Dimanche Ouest France (Loire-Atlantique)
« Du Pacifique au Sahara, n’oublier aucune victime… »
Jean-Louis Camuzat, président de l’Association des vétérans des essais nucléaires (Aven).
Comment l’Aven a-t-elle créé ce pont entre la Polynésie et le Sahara ?
Au départ, la création de notre association est venue de copains qui, dans l’Hexagone, avaient gardé le contact après leur service militaire, comme moi, ou après leur carrière dans l’armée. Ils ont constaté qu’ils étaient plusieurs à être malades des mêmes cancers. Ils avaient en commun d’être allés en Polynésie ou dans le Sahara au moment des essais nucléaires. C’est comme ça qu’est née l’Aven, en 2001, pour défendre et assister les vétérans et leurs familles. Très vite, nous avons axé nos actions sur l’accès aux dossiers médicaux, le droit à la pension, à l’indemnisation… Aujourd’hui, nous comptons 3 000 adhérents actifs.
Vous rappelez souvent que les vétérans du Sahara ne doivent pas être oubliés…
La France a effectué 210 essais nucléaires. Bien sûr, les 193 réalisés en Polynésie ont davantage marqué les esprits. Pourtant, avant le Pacifique, il y a eu le Sahara algérien, pendant la période de l’Algérie française puis après l’Indépendance. Entre 1960 et 1966, dix-sept expériences nucléaires ont été menées sur les sites d’In Ekker et de Reggane. Il y a soixante-deux ans, il y a notamment eu le tir Beryl, reconnu aujourd’hui comme l’un des plus graves accidents de tout le programme nucléaire français.
Mais dans le Sahara, ni les vétérans ni les populations ne bénéficient malheureusement des mêmes indemnisations et accompagnements qu’en Polynésie. Le sujet y est encore complexe et tabou… Sur nos 245 dossiers présentés au comité d’indemnisation (Civen), un seul a concerné un vétéran de l’Algérie.

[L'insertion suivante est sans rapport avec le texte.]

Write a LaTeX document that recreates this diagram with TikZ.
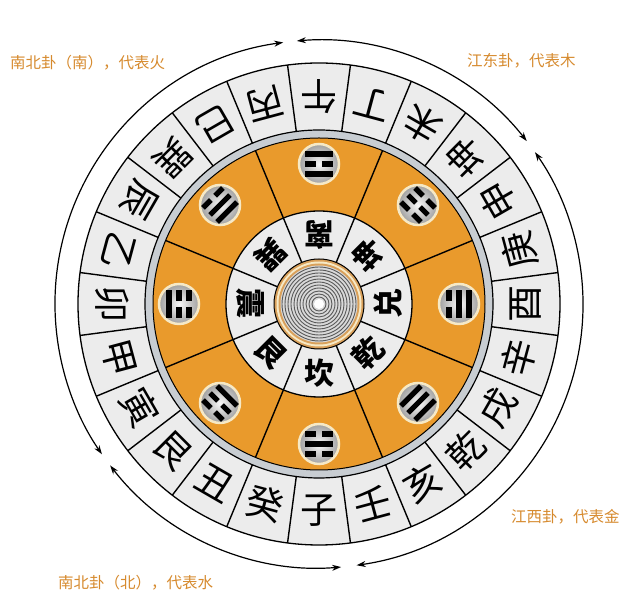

Quelles avancées attendre pour l’indemnisation des victimes ? Il faut augmenter le nombre de maladies radio induites dans la liste qui permet d’ouvrir un dossier auprès du Civen. J’ai bon espoir que trois à quatre de plus soient ajoutées aux vingttrois actuelles. Le lancement d’une étude scientifique sur les maladies transgénérationnelles nous semble également très important. Nous avons collecté des témoignages concordants d’enfants et petits-enfants de vétérans victimes de cancers, mais aussi de malformations congénitales, d’allergies de peau… Et puis, nous souhaitons que les aidants des malades, les « victimes par ricochet », soient enfin reconnus. On ne prend pas assez la mesure des dégâts que crée la maladie pour les proches.